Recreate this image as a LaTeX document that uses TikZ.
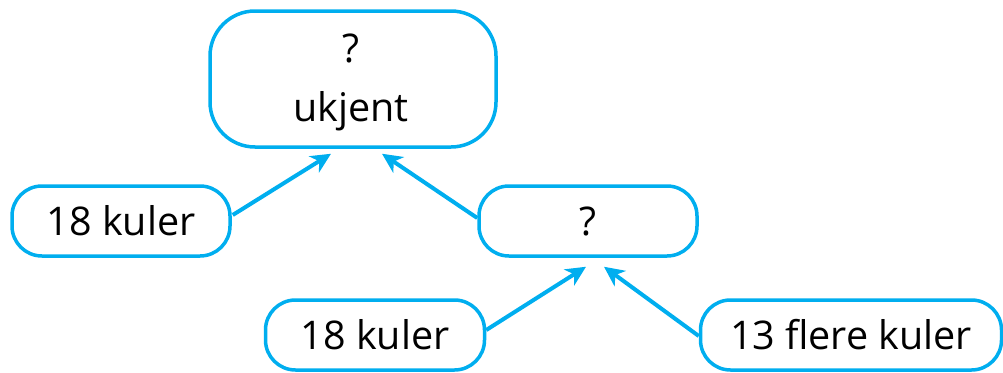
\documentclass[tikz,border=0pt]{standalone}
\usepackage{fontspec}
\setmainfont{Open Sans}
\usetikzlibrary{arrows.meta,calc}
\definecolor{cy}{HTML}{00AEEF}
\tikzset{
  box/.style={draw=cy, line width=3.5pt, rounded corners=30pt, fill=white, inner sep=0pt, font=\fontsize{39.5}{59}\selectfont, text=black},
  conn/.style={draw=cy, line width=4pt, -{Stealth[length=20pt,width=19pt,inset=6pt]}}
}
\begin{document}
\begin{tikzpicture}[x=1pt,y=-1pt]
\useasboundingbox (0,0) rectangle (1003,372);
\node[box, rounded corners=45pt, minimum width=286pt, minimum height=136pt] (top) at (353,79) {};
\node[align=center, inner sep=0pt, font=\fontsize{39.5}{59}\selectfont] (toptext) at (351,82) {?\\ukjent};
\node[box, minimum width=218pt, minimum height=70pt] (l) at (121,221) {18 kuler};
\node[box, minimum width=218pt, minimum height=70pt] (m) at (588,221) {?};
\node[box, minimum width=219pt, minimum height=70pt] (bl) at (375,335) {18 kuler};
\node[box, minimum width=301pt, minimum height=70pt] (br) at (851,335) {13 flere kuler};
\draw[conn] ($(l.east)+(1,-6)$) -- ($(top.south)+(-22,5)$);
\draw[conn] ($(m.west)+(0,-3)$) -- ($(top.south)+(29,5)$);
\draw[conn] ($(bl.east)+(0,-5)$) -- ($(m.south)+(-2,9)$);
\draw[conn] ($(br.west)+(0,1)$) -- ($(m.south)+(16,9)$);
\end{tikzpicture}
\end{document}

_ _ _ _

REQUIREMENTS
Repeat the data above exactly, but not the pictures.

SOLVED PROBLEM
Recreate this image as a LaTeX document that uses TikZ.
\documentclass[tikz,border=0pt]{standalone}
\usepackage{fontspec}
\setmainfont{Open Sans}
\usetikzlibrary{arrows.meta,calc}
\definecolor{cy}{HTML}{00AEEF}
\tikzset{
  box/.style={draw=cy, line width=3.5pt, rounded corners=30pt, fill=white, inner sep=0pt, font=\fontsize{39.5}{59}\selectfont, text=black},
  conn/.style={draw=cy, line width=4pt, -{Stealth[length=20pt,width=19pt,inset=6pt]}}
}
\begin{document}
\begin{tikzpicture}[x=1pt,y=-1pt]
\useasboundingbox (0,0) rectangle (1003,372);
\node[box, rounded corners=45pt, minimum width=286pt, minimum height=136pt] (top) at (353,79) {};
\node[align=center, inner sep=0pt, font=\fontsize{39.5}{59}\selectfont] (toptext) at (351,82) {?\\ukjent};
\node[box, minimum width=218pt, minimum height=70pt] (l) at (121,221) {18 kuler};
\node[box, minimum width=218pt, minimum height=70pt] (m) at (588,221) {?};
\node[box, minimum width=219pt, minimum height=70pt] (bl) at (375,335) {18 kuler};
\node[box, minimum width=301pt, minimum height=70pt] (br) at (851,335) {13 flere kuler};
\draw[conn] ($(l.east)+(1,-6)$) -- ($(top.south)+(-22,5)$);
\draw[conn] ($(m.west)+(0,-3)$) -- ($(top.south)+(29,5)$);
\draw[conn] ($(bl.east)+(0,-5)$) -- ($(m.south)+(-2,9)$);
\draw[conn] ($(br.west)+(0,1)$) -- ($(m.south)+(16,9)$);
\end{tikzpicture}
\end{document}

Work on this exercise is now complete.